### [A run of records]
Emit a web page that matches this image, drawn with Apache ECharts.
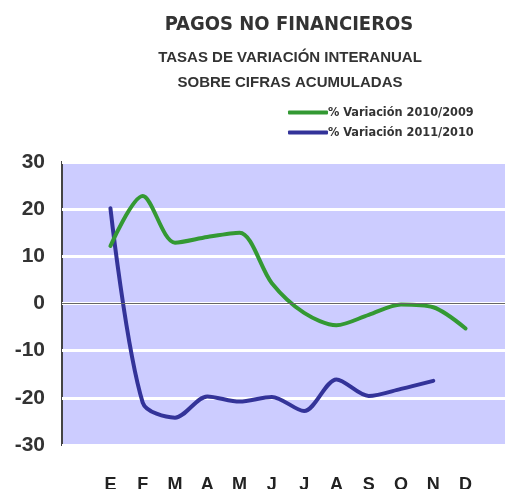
<!DOCTYPE html>
<html>
<head>
<meta charset="utf-8">
<script src="https://cdn.jsdelivr.net/npm/echarts@6/dist/echarts.min.js"></script>
<style>
  html, body { margin: 0; padding: 0; background: #fff; }
  #chart { width: 505px; height: 489px; }
</style>
</head>
<body>
<div id="chart"></div>
<script>
// meses (con una categoria vacia a cada lado, como en el original)
var months = ['E', 'F', 'M', 'A', 'M', 'J', 'J', 'A', 'S', 'O', 'N', 'D'];
var var2010 = [12.2, 22.8, 12.9, 14.1, 15.0, 4.3, -2.0, -4.6, -2.4, -0.2, -0.8, -5.3];
var var2011 = [20.2, -21.0, -24.2, -19.7, -20.8, -19.8, -22.8, -16.1, -19.6, -18.1, -16.4, null];
var yTicks = [-30, -20, -10, 0, 10, 20, 30];

var categories = [''].concat(months, ['']);
function pad(arr) { return [null].concat(arr, [null]); }

var condensed = '"DejaVu Sans Condensed", "Liberation Sans", sans-serif';

var chart = echarts.init(document.getElementById('chart'));
var lineStyleBase = { width: 4, cap: 'round' };

var option = {
  animation: false,
  title: [
    {
      text: 'PAGOS NO FINANCIEROS',
      left: 284, top: 10, textAlign: 'center',
      textStyle: { fontFamily: condensed, fontWeight: 'bold', fontSize: 20, color: '#333' }
    },
    {
      text: 'TASAS DE VARIACIÓN INTERANUAL\nSOBRE CIFRAS ACUMULADAS',
      left: 285, top: 40, textAlign: 'center',
      textStyle: { fontFamily: 'Liberation Sans', fontWeight: 'bold', fontSize: 15, lineHeight: 25, color: '#333' }
    }
  ],
  legend: {
    orient: 'vertical',
    left: 283, top: 101,
    itemWidth: 40, itemHeight: 4, itemGap: 7,
    icon: 'roundRect',
    textStyle: { fontFamily: condensed, fontWeight: 'bold', fontSize: 12.6, color: '#333', padding: [0, 0, 0, -5] },
    data: ['% Variación 2010/2009', '% Variación 2011/2010']
  },
  grid: {
    left: 62, top: 162, width: 452, height: 283,
    outerBoundsMode: 'none',
    containLabel: false,
    show: true, backgroundColor: '#ccccff', borderColor: '#444', borderWidth: 2
  },
  xAxis: {
    type: 'category',
    data: categories,
    boundaryGap: true,
    axisLine: { show: false },
    axisTick: { show: false },
    axisLabel: {
      interval: 0, margin: 31,
      fontFamily: 'Liberation Sans', fontWeight: 'bold', fontSize: 18, color: '#222'
    }
  },
  yAxis: {
    type: 'value',
    min: -30, max: 30, interval: 10,
    axisLine: { show: false },
    axisTick: { show: false },
    axisLabel: {
      margin: 17,
      fontFamily: 'Liberation Sans', fontWeight: 'bold', fontSize: 21, color: '#333',
      formatter: function (v) { return yTicks.indexOf(v) >= 0 ? String(v) : ''; }
    },
    splitLine: { lineStyle: { color: '#ffffff', width: 3 } }
  },
  series: [
    {
      name: '% Variación 2010/2009',
      type: 'line',
      data: pad(var2010),
      smooth: 0.3,
      symbol: 'none',
      color: '#339933',
      lineStyle: Object.assign({ color: '#339933' }, lineStyleBase),
      markLine: {
        silent: true, symbol: 'none', label: { show: false },
        lineStyle: { color: '#666', width: 1, type: 'solid' },
        data: [{ yAxis: 0 }]
      },
      z: 3
    },
    {
      name: '% Variación 2011/2010',
      type: 'line',
      data: pad(var2011),
      smooth: 0.3,
      symbol: 'none',
      color: '#333399',
      lineStyle: Object.assign({ color: '#333399' }, lineStyleBase),
      z: 2
    }
  ]
};
chart.setOption(option);
</script>
</body>
</html>
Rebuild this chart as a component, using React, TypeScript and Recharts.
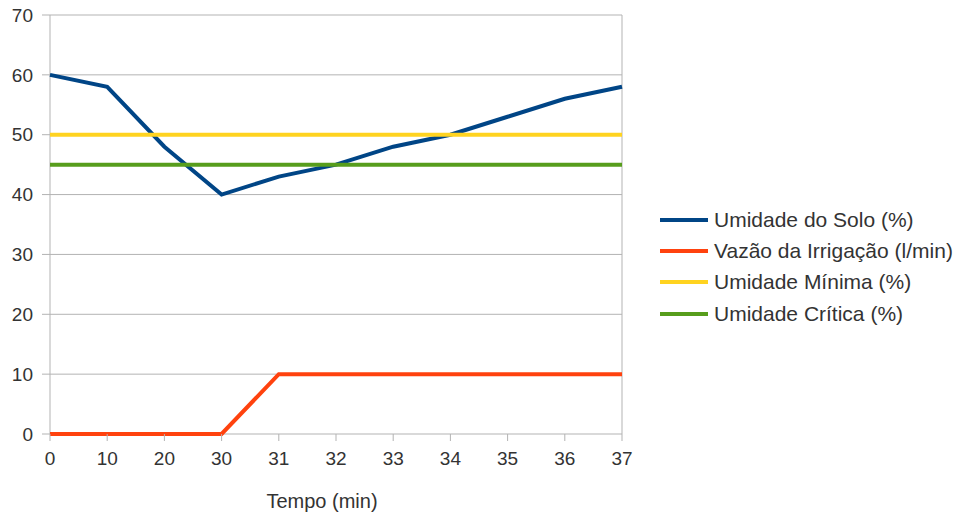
import { CartesianGrid, Line, LineChart, XAxis, YAxis } from "recharts"

const tempo = ["0", "10", "20", "30", "31", "32", "33", "34", "35", "36", "37"]
const umidadeSolo = [60, 58, 48, 40, 43, 45, 48, 50, 53, 56, 58]
const vazaoIrrigacao = [0, 0, 0, 0, 10, 10, 10, 10, 10, 10, 10]
const umidadeMinima = [50, 50, 50, 50, 50, 50, 50, 50, 50, 50, 50]
const umidadeCritica = [45, 45, 45, 45, 45, 45, 45, 45, 45, 45, 45]
const yTicks = [0, 10, 20, 30, 40, 50, 60, 70]

const FONT = '"Liberation Sans", Arial, sans-serif'
const GRID = "#b3b3b3"
const TEXT = "#333333"

const data = tempo.map((t, i) => ({
  tempo: t,
  solo: umidadeSolo[i],
  vazao: vazaoIrrigacao[i],
  minima: umidadeMinima[i],
  critica: umidadeCritica[i],
}))

const series = [
  { key: "solo", name: "Umidade do Solo (%)", color: "#004586" },
  { key: "vazao", name: "Vazão da Irrigação (l/min)", color: "#ff420e" },
  { key: "minima", name: "Umidade Mínima (%)", color: "#ffd320" },
  { key: "critica", name: "Umidade Crítica (%)", color: "#579d1c" },
]

function LegendBox() {
  return (
    <div
      style={{
        position: "absolute",
        left: 660,
        top: 204,
        fontFamily: FONT,
        fontSize: 21,
        color: TEXT,
      }}
    >
      {series.map((s) => (
        <div key={s.key} style={{ display: "flex", alignItems: "center", height: 31.3 }}>
          <span style={{ width: 48, height: 4, background: s.color, marginRight: 6 }} />
          <span style={{ whiteSpace: "nowrap" }}>{s.name}</span>
        </div>
      ))}
    </div>
  )
}

// only the outer left/right edges of the plot get a vertical rule
const edgeLines = ({ offset }: any) => [offset.left, offset.left + offset.width]

export default function App() {
  return (
    <div style={{ position: "absolute", left: 0, top: 0, width: 957, height: 516, background: "#fff" }}>
      <LineChart
        width={957}
        height={516}
        data={data}
        margin={{ top: 15, right: 335, left: 0, bottom: 0 }}
        style={{ fontFamily: FONT }}
      >
        <CartesianGrid stroke={GRID} strokeWidth={1} verticalCoordinatesGenerator={edgeLines} />
        <XAxis
          dataKey="tempo"
          height={82}
          stroke={GRID}
          axisLine={false}
          tickSize={7}
          tickMargin={11}
          tick={{ fill: TEXT, fontSize: 19 }}
          interval={0}
          label={{ value: "Tempo (min)", position: "insideBottom", offset: 8, dx: -14, fill: TEXT, fontSize: 20 }}
        />
        <YAxis
          width={50}
          domain={[0, 70]}
          ticks={yTicks}
          stroke={GRID}
          axisLine={false}
          tickSize={8}
          tickMargin={9}
          tick={{ fill: TEXT, fontSize: 19 }}
          interval={0}
        />
        {series.map((s) => (
          <Line
            key={s.key}
            dataKey={s.key}
            name={s.name}
            stroke={s.color}
            strokeWidth={4}
            dot={false}
            activeDot={false}
            isAnimationActive={false}
            type="linear"
          />
        ))}
      </LineChart>
      <LegendBox />
    </div>
  )
}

### [Task details]
In the listing above, find the line containing "Rebuild this chart" and the line containing "LineChart, XAxis, YAxis", then return both of them and every line between, exactly, without pictures.

### [Answer]
Rebuild this chart as a component, using React, TypeScript and Recharts.
import { CartesianGrid, Line, LineChart, XAxis, YAxis } from "recharts"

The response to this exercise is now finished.